Personal information
- Full name: Adriano Vieira De Lima
- Date of birth: July 30, 1981 (age 44)
- Place of birth: São Paulo, Brazil
- Height: 5 ft 9 in (1.75 m)
- Position: Midfielder/Forward

Youth career
- 1988–1990: Pequeninos do Jóquei
- 1990–1996: Itaguá F.C.
- 1996-1999: SC Corinthians Paulista (youth)
- 1999–2000: Cypress College
- 2000-2002: Cal State Fullerton

Senior career*
- Years: Team / Apps / (Gls)
- 1999–2000: Atlas F.C.
- 2003: San Diego Sockers
- 2003: Flamengo
- 2004-2010: LA Blues | Orange County SC / 35 / (26)
- 2011-2013: Anaheim Bolts / 56 / (95)

International career
- 2012-2013: US Beach Soccer Team / 5

= Adriano de Lima =

Brazilian footballer (born 1981)

Adriano Vieira De Lima (born 30 July 1981 in São Paulo) is a Brazilian retired footballer who last played for Los Angeles Blues in the USL Professional Division.

==Career==
===Youth, College and Amateur===
Adriano De Lima played in many youth clubs in Brazil, including Itaguá and Pequeninos do Jóquei, Sport Club Corinthians Paulista Sub-16 team, and briefly played professionally in Brazil for Itaguá, before moving to the United States in 1999 to play college soccer at Cypress College in Cypress, California. He transferred to California State University, Fullerton in 2001, and played two more seasons there.

===Professional===
After playing professional indoor soccer for the San Diego Sockers in the MISL in 2003, De Lima returned to Brazil to join Flamengo. After returning to the United States, Adriano De Lima played professional beach soccer for SoCal Beach in Oceanside, California, and in 2007 participated in the Futsal World Club Championship in the Algarve in Portugal for World United.

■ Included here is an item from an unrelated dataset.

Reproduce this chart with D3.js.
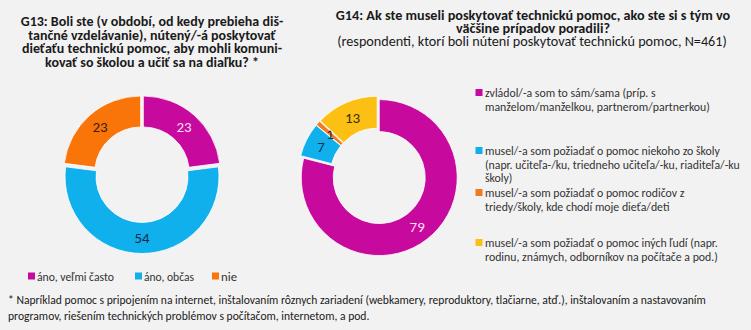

Adriano De Lima signed with the Los Angeles Blues in the USL Professional Division in 2011; he made his debut for the Blues on May 1, 2011, in a 1–0 defeat to Antigua Barracuda

Adriano De Lima signed with Anaheim Bolts Professional Indoor Team for the 2012–13 Professional Arena Soccer League and 2013–14 Professional Arena Soccer League seasons. Adriano de Lima made the All-Professional Arena Soccer League team, the only first-team selection not from PASL Pro titlist San Diego or runner-up Detroit.

==Personal==
Adriano De Lima coaches soccer and owns Culture FC Sports, a community club, soccer school and travel organization that provides soccer players and teams with opportunities in the USA and around the world.

Adriano De Lima was also part of the Nike skills team as a sponsored athlete, promoting and helping develop the game in the United States. He traveled all over the country and the world as an ambassador of the sport, entertaining and influencing soccer players of all ages and levels. He also participated in many soccer ads and campaigns, and in the video game FIFA Street 2.